INSTRUCTIONS TO FOLLOW: Pictures do not belong in the copy; quote every entry below exactly.

RECORDS PROVIDED:
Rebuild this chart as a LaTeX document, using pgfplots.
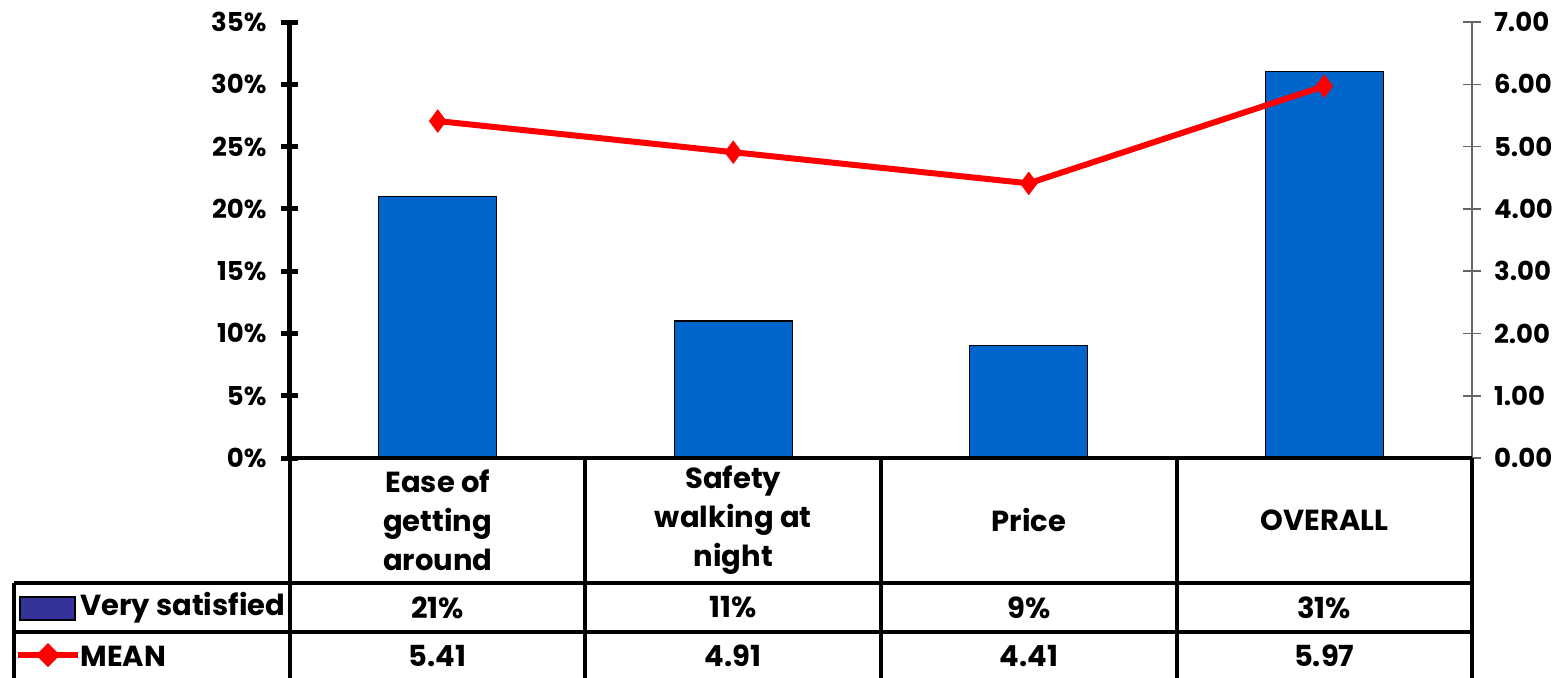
\documentclass[border=0pt]{standalone}
\usepackage{fontspec}
\setmainfont{Poppins}
\usepackage{pgfplots}
\pgfplotsset{compat=1.18}

\definecolor{barblue}{HTML}{0066CC}
\definecolor{keyblue}{HTML}{333399}
\definecolor{meanred}{HTML}{FF0000}

\begin{document}
\begin{tikzpicture}
% very satisfied (%), left axis
\begin{axis}[
    scale only axis,
    width=591pt, height=218pt,
    xmin=-0.5, xmax=3.5,
    ymin=0, ymax=35,
    axis x line=none,
    axis y line*=left,
    y axis line style={line width=2.5pt, black, -},
    ytick={0,5,...,35},
    yticklabel={\pgfmathprintnumber[assume math mode=true]{\tick}\%},
    yticklabel style={font=\fontsize{13}{15}\selectfont\bfseries, xshift=-4pt},
    tick align=center,
    major tick length=8.5pt,
    ytick style={line width=2.5pt, black},
    clip=false,
]
\addplot[ybar, bar width=0.4, fill=barblue, draw=black, line width=0.6pt]
    coordinates {(0,21) (1,11) (2,9) (3,31)};
\end{axis}
% mean score, right axis
\begin{axis}[
    scale only axis,
    width=591pt, height=218pt,
    xmin=-0.5, xmax=3.5,
    ymin=0, ymax=7,
    axis x line=none,
    axis y line*=right,
    y axis line style={line width=0.8pt, gray!80!black, -},
    ytick={0,1,...,7},
    yticklabel={\pgfmathprintnumber[fixed,fixed zerofill,precision=2,assume math mode=true]{\tick}},
    yticklabel style={font=\fontsize{13}{15}\selectfont\bfseries, xshift=3pt},
    tick align=center,
    major tick length=9pt,
    ytick style={line width=0.8pt, gray!80!black},
    clip=false,
]
\addplot[meanred, line width=3pt, mark=diamond*, mark size=5.5pt,
         mark options={fill=meanred, line width=0.5pt}]
    coordinates {(0,5.41) (1,4.91) (2,4.41) (3,5.97)};
\end{axis}

% data table below the plot
\begin{scope}[line width=2pt]
  \draw (0,0) -- (591pt,0);
  \draw (-138pt,-62.5pt) -- (591pt,-62.5pt);
  \draw (-138pt,-87pt) -- (591pt,-87pt);
  \draw (-138pt,-62.5pt) -- (-138pt,-112pt);
  \foreach \x in {0,147.75,295.5,443.25,591}
    \draw (\x pt,0) -- (\x pt,-112pt);
\end{scope}

\begin{scope}[font=\fontsize{14.5}{19.5}\selectfont\bfseries]
  \node[align=center] at (73.875pt,-31pt) {Ease of\\getting\\around};
  \node[align=center] at (221.625pt,-31pt) {Safety\\walking at\\night};
  \node[align=center] at (369.375pt,-31pt) {Price};
  \node[align=center] at (517.125pt,-31pt) {OVERALL};

  \node at (73.875pt,-74.75pt) {21\%};
  \node at (221.625pt,-74.75pt) {11\%};
  \node at (369.375pt,-74.75pt) {9\%};
  \node at (517.125pt,-74.75pt) {31\%};

  \node at (73.875pt,-99pt) {5.41};
  \node at (221.625pt,-99pt) {4.91};
  \node at (369.375pt,-99pt) {4.41};
  \node at (517.125pt,-99pt) {5.97};

  \node[anchor=west, inner sep=0pt] at (-105pt,-74.75pt) {Very satisfied};
  \node[anchor=west, inner sep=0pt] at (-105pt,-99pt) {MEAN};
\end{scope}

% legend keys in the table
\draw[fill=keyblue, draw=black, line width=0.6pt] (-135pt,-69.5pt) rectangle (-107.5pt,-81pt);
\draw[meanred, line width=3pt] (-136pt,-98.5pt) -- (-106pt,-98.5pt);
\fill[meanred] (-121pt,-92.5pt) -- (-115pt,-98.5pt) -- (-121pt,-104.5pt) -- (-127pt,-98.5pt) -- cycle;

\pgfresetboundingbox
\path (-145pt,229pt) rectangle (632.5pt,-109.5pt);
\end{tikzpicture}
\end{document}
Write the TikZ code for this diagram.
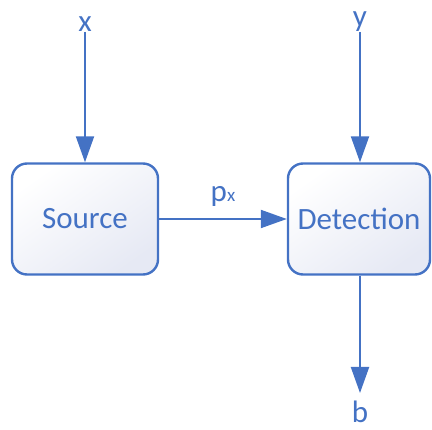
\documentclass[tikz,border=0pt]{standalone}
\usepackage{fontspec}
\setmainfont{Carlito}
\usetikzlibrary{arrows.meta}
\definecolor{lineblue}{HTML}{4472C4}
\definecolor{boxfill}{HTML}{E6E9F4}
\tikzset{
  block/.style={draw=lineblue, line width=2.4pt, rounded corners=15pt,
    top color=white, bottom color=boxfill, shading angle=35,
    minimum height=111pt, text=lineblue, inner sep=0pt},
  lbl/.style={text=lineblue, inner sep=0pt},
  flow/.style={draw=lineblue, line width=2pt, -{Triangle[length=26pt,width=18pt]}}
}
\begin{document}
\begin{tikzpicture}[x=1pt, y=-1pt, font=\fontsize{31}{36}\selectfont]
  \useasboundingbox (0,0) rectangle (432,430);
  \node[block, minimum width=146pt] (src) at (85,219) {Source};
  \node[block, minimum width=142pt] (det) at (359,219) {Detection};
  \node[lbl, anchor=south] (x) at (85,32) {x};
  \node[lbl, anchor=south] (y) at (360,32) {y};
  \node[lbl, anchor=north, inner ysep=8pt] (b) at (360,393) {b};
  \draw[flow] (x) -- ++(0,12) -- (src);
  \draw[flow] (y) -- ++(0,12) -- (y |- det.north);
  \draw[flow] (b |- det.south) -- (b);
  \draw[flow] (src) -- node[lbl, above=12pt] (px) {p{\fontsize{19}{20}\selectfont x}} (det);
\end{tikzpicture}
\end{document}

ANSWER IN FULL:
Rebuild this chart as a LaTeX document, using pgfplots.
\documentclass[border=0pt]{standalone}
\usepackage{fontspec}
\setmainfont{Poppins}
\usepackage{pgfplots}
\pgfplotsset{compat=1.18}

\definecolor{barblue}{HTML}{0066CC}
\definecolor{keyblue}{HTML}{333399}
\definecolor{meanred}{HTML}{FF0000}

\begin{document}
\begin{tikzpicture}
% very satisfied (%), left axis
\begin{axis}[
    scale only axis,
    width=591pt, height=218pt,
    xmin=-0.5, xmax=3.5,
    ymin=0, ymax=35,
    axis x line=none,
    axis y line*=left,
    y axis line style={line width=2.5pt, black, -},
    ytick={0,5,...,35},
    yticklabel={\pgfmathprintnumber[assume math mode=true]{\tick}\%},
    yticklabel style={font=\fontsize{13}{15}\selectfont\bfseries, xshift=-4pt},
    tick align=center,
    major tick length=8.5pt,
    ytick style={line width=2.5pt, black},
    clip=false,
]
\addplot[ybar, bar width=0.4, fill=barblue, draw=black, line width=0.6pt]
    coordinates {(0,21) (1,11) (2,9) (3,31)};
\end{axis}
% mean score, right axis
\begin{axis}[
    scale only axis,
    width=591pt, height=218pt,
    xmin=-0.5, xmax=3.5,
    ymin=0, ymax=7,
    axis x line=none,
    axis y line*=right,
    y axis line style={line width=0.8pt, gray!80!black, -},
    ytick={0,1,...,7},
    yticklabel={\pgfmathprintnumber[fixed,fixed zerofill,precision=2,assume math mode=true]{\tick}},
    yticklabel style={font=\fontsize{13}{15}\selectfont\bfseries, xshift=3pt},
    tick align=center,
    major tick length=9pt,
    ytick style={line width=0.8pt, gray!80!black},
    clip=false,
]
\addplot[meanred, line width=3pt, mark=diamond*, mark size=5.5pt,
         mark options={fill=meanred, line width=0.5pt}]
    coordinates {(0,5.41) (1,4.91) (2,4.41) (3,5.97)};
\end{axis}

% data table below the plot
\begin{scope}[line width=2pt]
  \draw (0,0) -- (591pt,0);
  \draw (-138pt,-62.5pt) -- (591pt,-62.5pt);
  \draw (-138pt,-87pt) -- (591pt,-87pt);
  \draw (-138pt,-62.5pt) -- (-138pt,-112pt);
  \foreach \x in {0,147.75,295.5,443.25,591}
    \draw (\x pt,0) -- (\x pt,-112pt);
\end{scope}

\begin{scope}[font=\fontsize{14.5}{19.5}\selectfont\bfseries]
  \node[align=center] at (73.875pt,-31pt) {Ease of\\getting\\around};
  \node[align=center] at (221.625pt,-31pt) {Safety\\walking at\\night};
  \node[align=center] at (369.375pt,-31pt) {Price};
  \node[align=center] at (517.125pt,-31pt) {OVERALL};

  \node at (73.875pt,-74.75pt) {21\%};
  \node at (221.625pt,-74.75pt) {11\%};
  \node at (369.375pt,-74.75pt) {9\%};
  \node at (517.125pt,-74.75pt) {31\%};

  \node at (73.875pt,-99pt) {5.41};
  \node at (221.625pt,-99pt) {4.91};
  \node at (369.375pt,-99pt) {4.41};
  \node at (517.125pt,-99pt) {5.97};

  \node[anchor=west, inner sep=0pt] at (-105pt,-74.75pt) {Very satisfied};
  \node[anchor=west, inner sep=0pt] at (-105pt,-99pt) {MEAN};
\end{scope}

% legend keys in the table
\draw[fill=keyblue, draw=black, line width=0.6pt] (-135pt,-69.5pt) rectangle (-107.5pt,-81pt);
\draw[meanred, line width=3pt] (-136pt,-98.5pt) -- (-106pt,-98.5pt);
\fill[meanred] (-121pt,-92.5pt) -- (-115pt,-98.5pt) -- (-121pt,-104.5pt) -- (-127pt,-98.5pt) -- cycle;

\pgfresetboundingbox
\path (-145pt,229pt) rectangle (632.5pt,-109.5pt);
\end{tikzpicture}
\end{document}
Write the TikZ code for this diagram.
\documentclass[tikz,border=0pt]{standalone}
\usepackage{fontspec}
\setmainfont{Carlito}
\usetikzlibrary{arrows.meta}
\definecolor{lineblue}{HTML}{4472C4}
\definecolor{boxfill}{HTML}{E6E9F4}
\tikzset{
  block/.style={draw=lineblue, line width=2.4pt, rounded corners=15pt,
    top color=white, bottom color=boxfill, shading angle=35,
    minimum height=111pt, text=lineblue, inner sep=0pt},
  lbl/.style={text=lineblue, inner sep=0pt},
  flow/.style={draw=lineblue, line width=2pt, -{Triangle[length=26pt,width=18pt]}}
}
\begin{document}
\begin{tikzpicture}[x=1pt, y=-1pt, font=\fontsize{31}{36}\selectfont]
  \useasboundingbox (0,0) rectangle (432,430);
  \node[block, minimum width=146pt] (src) at (85,219) {Source};
  \node[block, minimum width=142pt] (det) at (359,219) {Detection};
  \node[lbl, anchor=south] (x) at (85,32) {x};
  \node[lbl, anchor=south] (y) at (360,32) {y};
  \node[lbl, anchor=north, inner ysep=8pt] (b) at (360,393) {b};
  \draw[flow] (x) -- ++(0,12) -- (src);
  \draw[flow] (y) -- ++(0,12) -- (y |- det.north);
  \draw[flow] (b |- det.south) -- (b);
  \draw[flow] (src) -- node[lbl, above=12pt] (px) {p{\fontsize{19}{20}\selectfont x}} (det);
\end{tikzpicture}
\end{document}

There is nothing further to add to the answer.